- Instructions to follow -
Repeat verbatim, and only, the lines of the data below, beginning at the line that contains "Output the Python" and stopping after the line that contains "all_colors = ['#d2d2d2', '#939393', '#616161', '#080808']".

- Materials provided -
────────────────────
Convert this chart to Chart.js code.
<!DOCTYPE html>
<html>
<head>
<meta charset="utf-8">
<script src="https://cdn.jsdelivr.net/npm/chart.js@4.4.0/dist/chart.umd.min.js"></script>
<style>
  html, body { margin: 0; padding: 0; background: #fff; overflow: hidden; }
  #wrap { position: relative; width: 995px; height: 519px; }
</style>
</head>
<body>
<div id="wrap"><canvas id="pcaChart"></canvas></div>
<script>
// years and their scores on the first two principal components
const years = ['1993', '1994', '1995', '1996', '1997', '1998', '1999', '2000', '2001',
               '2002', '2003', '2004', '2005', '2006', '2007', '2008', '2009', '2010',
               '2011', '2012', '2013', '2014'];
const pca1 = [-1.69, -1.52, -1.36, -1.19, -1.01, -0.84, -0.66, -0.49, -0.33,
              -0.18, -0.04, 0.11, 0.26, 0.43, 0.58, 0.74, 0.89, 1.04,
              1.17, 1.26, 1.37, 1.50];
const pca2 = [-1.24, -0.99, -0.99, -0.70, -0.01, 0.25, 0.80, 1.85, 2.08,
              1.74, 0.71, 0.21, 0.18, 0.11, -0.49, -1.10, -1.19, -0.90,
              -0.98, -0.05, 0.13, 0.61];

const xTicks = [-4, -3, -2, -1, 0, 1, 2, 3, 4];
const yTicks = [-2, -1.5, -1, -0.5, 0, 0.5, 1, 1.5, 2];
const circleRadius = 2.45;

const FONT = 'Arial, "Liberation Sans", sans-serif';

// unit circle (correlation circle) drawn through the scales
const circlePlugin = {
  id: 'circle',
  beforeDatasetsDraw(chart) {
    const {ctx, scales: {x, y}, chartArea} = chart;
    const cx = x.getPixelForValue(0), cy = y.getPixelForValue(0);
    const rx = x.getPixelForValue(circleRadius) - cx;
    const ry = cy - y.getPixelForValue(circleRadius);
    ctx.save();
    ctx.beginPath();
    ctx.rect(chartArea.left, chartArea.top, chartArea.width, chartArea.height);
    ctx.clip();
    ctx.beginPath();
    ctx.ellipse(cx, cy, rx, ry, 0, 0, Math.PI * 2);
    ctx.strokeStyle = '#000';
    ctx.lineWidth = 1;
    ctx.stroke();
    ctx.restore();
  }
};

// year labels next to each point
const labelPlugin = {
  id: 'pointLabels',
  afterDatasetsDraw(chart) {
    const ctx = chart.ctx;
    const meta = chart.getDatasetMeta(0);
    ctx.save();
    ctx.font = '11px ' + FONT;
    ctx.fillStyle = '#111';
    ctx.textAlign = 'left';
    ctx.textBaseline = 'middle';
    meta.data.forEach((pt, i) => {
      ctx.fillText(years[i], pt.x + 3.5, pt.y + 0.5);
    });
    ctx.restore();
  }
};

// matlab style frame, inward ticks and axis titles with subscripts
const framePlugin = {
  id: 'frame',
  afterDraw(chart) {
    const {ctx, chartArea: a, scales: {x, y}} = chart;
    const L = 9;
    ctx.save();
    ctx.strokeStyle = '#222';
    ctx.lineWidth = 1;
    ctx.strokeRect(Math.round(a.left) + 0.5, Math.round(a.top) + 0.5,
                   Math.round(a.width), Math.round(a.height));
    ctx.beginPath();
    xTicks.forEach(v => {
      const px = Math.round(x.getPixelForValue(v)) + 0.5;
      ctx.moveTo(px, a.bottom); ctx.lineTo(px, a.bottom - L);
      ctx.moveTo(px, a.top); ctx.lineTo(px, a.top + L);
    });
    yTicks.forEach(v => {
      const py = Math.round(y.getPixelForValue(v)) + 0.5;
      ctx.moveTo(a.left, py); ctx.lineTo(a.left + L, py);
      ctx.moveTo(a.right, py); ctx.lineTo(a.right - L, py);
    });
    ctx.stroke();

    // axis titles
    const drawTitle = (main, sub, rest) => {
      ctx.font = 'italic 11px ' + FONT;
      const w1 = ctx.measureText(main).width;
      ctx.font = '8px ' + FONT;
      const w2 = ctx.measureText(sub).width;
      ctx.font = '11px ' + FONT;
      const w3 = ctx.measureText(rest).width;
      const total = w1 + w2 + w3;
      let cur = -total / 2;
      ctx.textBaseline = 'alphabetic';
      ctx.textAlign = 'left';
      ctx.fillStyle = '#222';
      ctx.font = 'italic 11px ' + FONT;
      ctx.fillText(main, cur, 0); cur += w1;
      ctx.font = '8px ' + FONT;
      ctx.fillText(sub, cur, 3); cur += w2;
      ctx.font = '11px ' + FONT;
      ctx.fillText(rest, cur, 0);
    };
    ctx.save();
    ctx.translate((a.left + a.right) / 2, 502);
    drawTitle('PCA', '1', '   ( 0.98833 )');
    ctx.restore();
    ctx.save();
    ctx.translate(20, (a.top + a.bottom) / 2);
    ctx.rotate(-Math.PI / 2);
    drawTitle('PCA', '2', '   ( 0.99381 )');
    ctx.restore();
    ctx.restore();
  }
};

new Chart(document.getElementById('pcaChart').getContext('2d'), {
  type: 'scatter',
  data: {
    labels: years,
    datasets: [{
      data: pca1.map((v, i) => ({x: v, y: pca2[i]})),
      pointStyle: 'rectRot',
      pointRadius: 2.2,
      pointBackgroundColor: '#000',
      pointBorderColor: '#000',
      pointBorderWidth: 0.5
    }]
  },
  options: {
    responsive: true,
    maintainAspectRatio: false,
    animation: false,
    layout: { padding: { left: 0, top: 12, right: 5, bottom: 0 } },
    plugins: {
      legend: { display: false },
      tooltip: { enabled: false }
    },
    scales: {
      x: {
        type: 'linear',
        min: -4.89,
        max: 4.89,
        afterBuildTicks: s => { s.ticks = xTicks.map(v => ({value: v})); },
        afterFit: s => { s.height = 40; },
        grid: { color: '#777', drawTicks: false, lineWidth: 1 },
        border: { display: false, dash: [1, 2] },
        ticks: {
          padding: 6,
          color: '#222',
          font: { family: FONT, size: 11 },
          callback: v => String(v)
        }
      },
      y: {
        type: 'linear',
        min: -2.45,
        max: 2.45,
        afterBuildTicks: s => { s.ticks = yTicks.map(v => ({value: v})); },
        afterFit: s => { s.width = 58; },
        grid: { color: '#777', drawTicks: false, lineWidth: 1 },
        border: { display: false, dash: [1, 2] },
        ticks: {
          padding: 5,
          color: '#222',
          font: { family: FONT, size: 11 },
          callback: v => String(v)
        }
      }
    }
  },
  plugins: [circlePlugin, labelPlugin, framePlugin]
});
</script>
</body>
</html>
────────────────────
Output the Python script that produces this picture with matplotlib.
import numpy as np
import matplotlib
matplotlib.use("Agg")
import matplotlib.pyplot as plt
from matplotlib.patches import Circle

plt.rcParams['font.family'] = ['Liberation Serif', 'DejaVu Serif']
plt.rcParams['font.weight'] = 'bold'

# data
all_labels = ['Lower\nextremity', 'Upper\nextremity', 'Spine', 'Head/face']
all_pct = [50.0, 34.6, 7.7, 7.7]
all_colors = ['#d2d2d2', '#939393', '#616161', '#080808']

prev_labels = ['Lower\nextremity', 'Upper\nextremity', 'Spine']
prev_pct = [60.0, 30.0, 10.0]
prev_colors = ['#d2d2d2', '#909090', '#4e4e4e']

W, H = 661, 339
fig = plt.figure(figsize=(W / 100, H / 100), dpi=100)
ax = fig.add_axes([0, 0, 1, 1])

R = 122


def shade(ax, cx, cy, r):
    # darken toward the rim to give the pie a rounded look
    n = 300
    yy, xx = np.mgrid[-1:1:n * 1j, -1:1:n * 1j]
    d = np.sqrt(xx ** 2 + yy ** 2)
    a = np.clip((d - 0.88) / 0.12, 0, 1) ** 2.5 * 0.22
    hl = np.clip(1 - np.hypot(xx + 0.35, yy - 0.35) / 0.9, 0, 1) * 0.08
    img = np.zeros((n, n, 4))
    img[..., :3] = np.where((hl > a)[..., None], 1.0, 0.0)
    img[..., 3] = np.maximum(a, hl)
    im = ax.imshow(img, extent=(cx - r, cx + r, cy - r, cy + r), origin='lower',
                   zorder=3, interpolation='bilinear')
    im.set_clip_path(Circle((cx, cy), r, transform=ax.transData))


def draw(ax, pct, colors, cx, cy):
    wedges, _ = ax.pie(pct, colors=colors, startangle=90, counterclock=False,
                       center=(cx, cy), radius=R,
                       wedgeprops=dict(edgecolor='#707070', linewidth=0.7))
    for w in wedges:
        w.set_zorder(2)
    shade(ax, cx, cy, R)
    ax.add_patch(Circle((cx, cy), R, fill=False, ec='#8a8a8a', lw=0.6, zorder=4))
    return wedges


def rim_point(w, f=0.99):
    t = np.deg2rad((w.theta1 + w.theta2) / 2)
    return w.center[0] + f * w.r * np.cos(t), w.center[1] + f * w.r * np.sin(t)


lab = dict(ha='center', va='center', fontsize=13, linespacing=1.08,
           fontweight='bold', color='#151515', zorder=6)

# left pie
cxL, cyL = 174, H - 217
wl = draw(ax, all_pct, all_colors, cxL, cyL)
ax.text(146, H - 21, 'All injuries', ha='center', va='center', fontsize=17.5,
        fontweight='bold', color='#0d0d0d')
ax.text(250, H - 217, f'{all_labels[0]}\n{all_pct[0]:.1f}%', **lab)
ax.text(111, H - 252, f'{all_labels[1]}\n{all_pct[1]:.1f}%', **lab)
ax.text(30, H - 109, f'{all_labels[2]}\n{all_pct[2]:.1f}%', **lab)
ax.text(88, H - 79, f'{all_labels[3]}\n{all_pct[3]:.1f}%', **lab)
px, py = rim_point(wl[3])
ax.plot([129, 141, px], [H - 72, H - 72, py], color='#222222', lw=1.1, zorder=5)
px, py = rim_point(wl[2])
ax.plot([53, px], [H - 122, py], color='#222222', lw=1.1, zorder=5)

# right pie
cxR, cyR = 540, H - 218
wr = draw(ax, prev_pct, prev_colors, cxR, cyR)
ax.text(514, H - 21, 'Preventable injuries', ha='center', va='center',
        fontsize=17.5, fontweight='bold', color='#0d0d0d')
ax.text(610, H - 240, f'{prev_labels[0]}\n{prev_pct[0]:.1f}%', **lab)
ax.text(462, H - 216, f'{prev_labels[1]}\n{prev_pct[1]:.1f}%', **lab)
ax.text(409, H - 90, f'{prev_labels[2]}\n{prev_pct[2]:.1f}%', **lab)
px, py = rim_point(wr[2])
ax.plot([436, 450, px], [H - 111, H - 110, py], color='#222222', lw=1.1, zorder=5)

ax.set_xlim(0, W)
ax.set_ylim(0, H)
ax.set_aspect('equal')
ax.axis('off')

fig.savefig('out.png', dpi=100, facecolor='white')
────────────────────
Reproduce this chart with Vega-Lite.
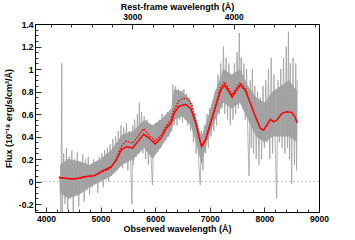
────────────────────
- Exercise solution -
Output the Python script that produces this picture with matplotlib.
import numpy as np
import matplotlib
matplotlib.use("Agg")
import matplotlib.pyplot as plt
from matplotlib.patches import Circle

plt.rcParams['font.family'] = ['Liberation Serif', 'DejaVu Serif']
plt.rcParams['font.weight'] = 'bold'

# data
all_labels = ['Lower\nextremity', 'Upper\nextremity', 'Spine', 'Head/face']
all_pct = [50.0, 34.6, 7.7, 7.7]
all_colors = ['#d2d2d2', '#939393', '#616161', '#080808']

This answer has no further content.